Nach dem Boot-Fiasko konnte ich dann endlich SUSE ausprobieren. Das KDE 3.4 gefällt mir in seiner Aufmachung, ich habe es auch schon auf meinem Debian-System. Ein Ärgernis in meinen Augen ist nach wie vor yast. Es laufen auch bei kleineren Änderungen irgendwelche Skripte durch, die die Änderungen im System verankern, auch wenn sie garantiert nicht gebraucht werden. Das sorgt für Zwangspausen in der Administration, vor allem wenn man in verschiedenen Dialogen hin- und her ändern muß/will. Was gut geklappt hat war das Online-Update, für das es auch ein KDE Programm gibt, das einen auf vorhandene Updates hinweist und auf Wunsch auch direkt runterladen und installieren kann, ohne das der Benutzer dazu etwas tun muß. Als nächstes wollte ich mir dann eine Arbeitsumgebung einrichten und hier wurde es jetzt richtig ärgerlich. In der Softwareinstallation von yast2 suchte ich nach Mozilla Thunderbird, meinem Lieblings-eMail-Programm. Fehlanzeige. Ein Paket Mozilla-mail gabs dann wohl, aber das gehört scheinbar zur Mozilla-Suite, denn einen Thunderbird brachte es nicht zum Vorschein. Als Debian-User ist man gewohnt das alle Softwarepakete über das Internet nachinstalliert werden können, bei SUSE scheint das nicht wirklich der Fall zu sein, zumindest habe ich das auch nach dem Eintragen von mehreren Repositories, die ich auf der SUSE-Seite gefunden habe, nicht geschafft. Ärgerlicherweise fehlt auch licq oder psi als ICQ-Client völlig. Das führte dann meinerseits zu einem enttäuschten Abbruch meines SUSE-Ausflugs, da ich ohne diese Programme kein sinnvolles System zum Arbeiten aufbauen kann. Um die Frage wie ich diese Programme unter SUSE 10 installiert bekomme werde ich mich vielleicht später mal kümmern, RPMs für die Vorgängerversion waren über rpmseek.com nicht mehr zu bekommen und SUSE 10 gibt es dort als Architektur noch nicht. Nachtrag: Thunderbird und licq sind tatsächlich nur in der Kaufversion enthalten, wie die Liste der fehlenden Pakete offenbart.

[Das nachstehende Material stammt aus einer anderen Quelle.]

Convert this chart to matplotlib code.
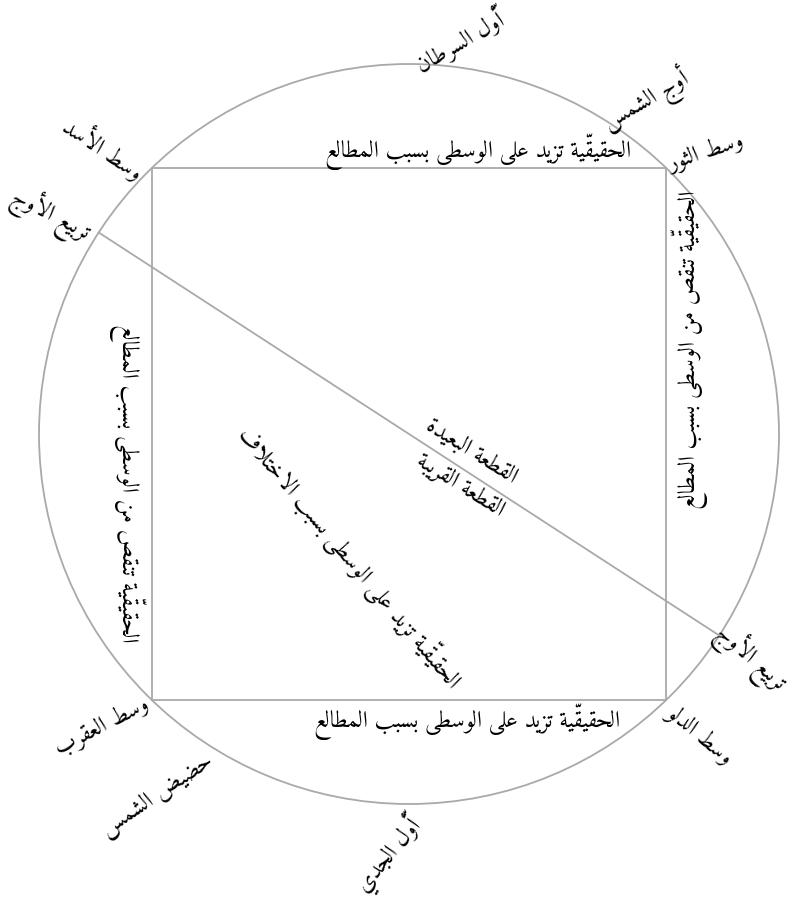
import numpy as np
import matplotlib
matplotlib.use("Agg")
import matplotlib.pyplot as plt
from matplotlib.patches import Circle, Polygon
from matplotlib import font_manager

# ---------------- data ----------------
corner_angles = [46, 134, 226, 314]          # rectangle corners on the circle (deg)
diameter_angles = [147, -33]                 # the diameter line (deg)

label_texts = [
    "أوّل السرطان",
    "أوج الشمس",
    "وسط الثور",
    "وسط الأسد",
    "تربيع الأوج",
    "تربيع الأوج",
    "وسط الدلو",
    "وسط العقرب",
    "حضيض الشمس",
    "أوّل الجدي",
    "الحقيقيّة تزيد على الوسطى بسبب المطالع",
    "الحقيقيّة تزيد على الوسطى بسبب المطالع",
    "الحقيقيّة تنقص من الوسطى بسبب المطالع",
    "الحقيقيّة تنقص من الوسطى بسبب المطالع",
    "القطعة البعيدة",
    "القطعة القريبة",
    "الحقيقيّة تزيد على الوسطى بسبب الاختلاف",
]

# layout (in circle-radius units relative to centre) and rotations
label_x = [0.138, 0.640, 0.805, -0.824, -0.970, 0.922, 0.786, -0.830, -0.678, -0.054,
           0.186, 0.157, 0.759, -0.762, 0.170, 0.138, -0.159]
label_y = [1.062, 0.900, 0.759, 0.773, 0.592, -0.605, -0.814, -0.792, -0.978, -1.138,
           0.762, -0.778, 0.227, -0.132, -0.046, -0.138, -0.332]
label_rot = [30, 30, 18, -34, -27, -41, -40, 27, 34, 50,
             0, 0, 90, 270, -32, -32, -50]

# ---------------- Arabic shaping (presentation forms, visual order) ----------------
_FORMS = {}
for ch, start in [(0x0622, 0xFE81), (0x0623, 0xFE83), (0x0624, 0xFE85), (0x0625, 0xFE87),
                  (0x0627, 0xFE8D), (0x0629, 0xFE93), (0x062F, 0xFEA9), (0x0630, 0xFEAB),
                  (0x0631, 0xFEAD), (0x0632, 0xFEAF), (0x0648, 0xFEED), (0x0649, 0xFEEF)]:
    _FORMS[chr(ch)] = tuple(chr(start + i) for i in range(2))
for ch, start in [(0x0626, 0xFE89), (0x0628, 0xFE8F), (0x062A, 0xFE95), (0x062B, 0xFE99),
                  (0x062C, 0xFE9D), (0x062D, 0xFEA1), (0x062E, 0xFEA5), (0x0633, 0xFEB1),
                  (0x0634, 0xFEB5), (0x0635, 0xFEB9), (0x0636, 0xFEBD), (0x0637, 0xFEC1),
                  (0x0638, 0xFEC5), (0x0639, 0xFEC9), (0x063A, 0xFECD), (0x0641, 0xFED1),
                  (0x0642, 0xFED5), (0x0643, 0xFED9), (0x0644, 0xFEDD), (0x0645, 0xFEE1),
                  (0x0646, 0xFEE5), (0x0647, 0xFEE9), (0x064A, 0xFEF1)]:
    _FORMS[chr(ch)] = tuple(chr(start + i) for i in range(4))
_FORMS[chr(0x0621)] = (chr(0xFE80),)
_LAMALEF = {chr(0x0622): 0xFEF5, chr(0x0623): 0xFEF7, chr(0x0625): 0xFEF9, chr(0x0627): 0xFEFB}


def _is_mark(ch):
    o = ord(ch)
    return 0x064B <= o <= 0x065F or o == 0x0670


def _jtype(b):
    if b.startswith("LA:"):
        return "R"
    f = _FORMS.get(b)
    if f is None or len(f) == 1:
        return "U"
    return "D" if len(f) == 4 else "R"


def shape(text):
    clusters = []
    for ch in text:
        if _is_mark(ch) and clusters:
            clusters[-1][1] += ch
        else:
            clusters.append([ch, ""])
    merged = []
    i = 0
    while i < len(clusters):
        b, m = clusters[i]
        if b == "ل" and i + 1 < len(clusters) and clusters[i + 1][0] in _LAMALEF:
            merged.append(["LA:" + clusters[i + 1][0], m + clusters[i + 1][1]])
            i += 2
        else:
            merged.append([b, m])
            i += 1
    out = []
    n = len(merged)
    for i, (b, m) in enumerate(merged):
        t = _jtype(b)
        pt = _jtype(merged[i - 1][0]) if i > 0 else "U"
        nt = _jtype(merged[i + 1][0]) if i + 1 < n else "U"
        jp = t in "RD" and pt == "D"
        jn = t == "D" and nt in "RD"
        if b.startswith("LA:"):
            g = chr(_LAMALEF[b[3:]] + (1 if jp else 0))
        elif t == "U":
            g = _FORMS[b][0] if b in _FORMS else b
        else:
            f = _FORMS[b]
            g = f[3] if (jp and jn) else f[1] if jp else f[2] if jn else f[0]
        out.append(g + m)
    return "".join(reversed(out))


# pick a font with Arabic glyphs
available = {f.name for f in font_manager.fontManager.ttflist}
family = "DejaVu Sans"
for cand in ["Amiri", "Scheherazade New", "Noto Naskh Arabic", "Noto Sans Arabic", "FreeSerif"]:
    if cand in available:
        family = cand
        break
plt.rcParams["font.family"] = [family, "DejaVu Sans"]

# ---------------- figure ----------------
W, H = 803, 899
cx, cy, R = 409.0, 434.0, 370.0
fig = plt.figure(figsize=(W / 100, H / 100), dpi=100)
ax = fig.add_axes([0, 0, 1, 1])
ax.set_xlim(-cx / R, (W - cx) / R)
ax.set_ylim(-(H - cy) / R, cy / R)
ax.set_aspect("auto")
ax.axis("off")

line_color = "#a9a9a9"
lw = 1.3
ax.add_patch(Circle((0, 0), 1.0, fill=False, edgecolor=line_color, lw=lw))
ca = np.radians(corner_angles)
ax.add_patch(Polygon(np.column_stack([np.cos(ca), np.sin(ca)]), closed=True,
                     fill=False, edgecolor=line_color, lw=lw))
da = np.radians(diameter_angles)
ax.plot(np.cos(da), np.sin(da), color=line_color, lw=lw)

# font size so that the long sentence spans about 305 px
renderer = fig.canvas.get_renderer()
probe = ax.text(0, 0, shape(label_texts[10]), fontsize=10)
pw = probe.get_window_extent(renderer).width
probe.remove()
fs = 10 * 305.0 / pw

for txt, x, y, r in zip(label_texts, label_x, label_y, label_rot):
    ax.text(x, y, shape(txt), fontsize=fs, rotation=r, rotation_mode="anchor",
            ha="center", va="center", color="black")

fig.savefig("out.png", dpi=100)
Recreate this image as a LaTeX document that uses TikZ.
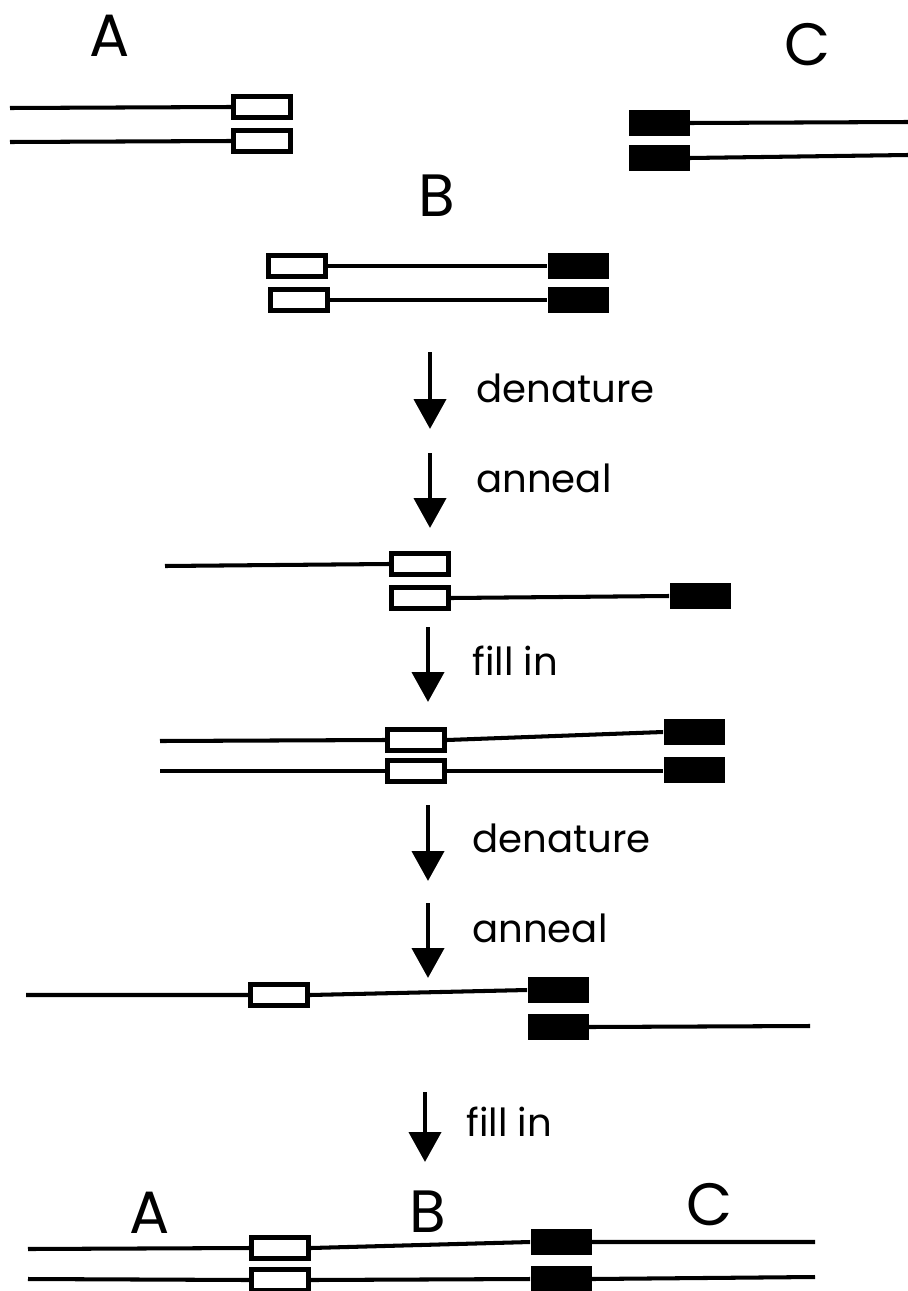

Fazit: Der Installer ist schick und scheint von der Hardware her einiges konfigurieren zu können. Von den Patzern mit dem Boot-Loader und der für mich mangelhaften Software-Ausstattung in der Download-Version abgesehen könnten Linux-Einsteiger mit der Kaufversion (mit Handbuch) warscheinlich ein gutes System bekommen. Erfahrenen Linux-Nutzern (und vor allem Debian-Nutzern ;-)) würde ich von einem Umstieg abraten.
Ein unangenehmer Nebeneffekt kam außerdem zutage, den Windows auch regelmäßig (aber nicht so häufig wie SUSE hervorruft): wenn ich Windows reboote, fängt der Rechner ab und zu an zu pipsen und bootet nicht mehr hoch. Ich muß den Rechner dann ausschalten und wieder einschalten. Bei SUSE tritt dieser Effekt bei jedem Reboot auf. Ich habe noch nicht herausgefunden woran das liegt, vor allem weil Debian mit apic und lapic den Rechner anstandslos rebooten kann.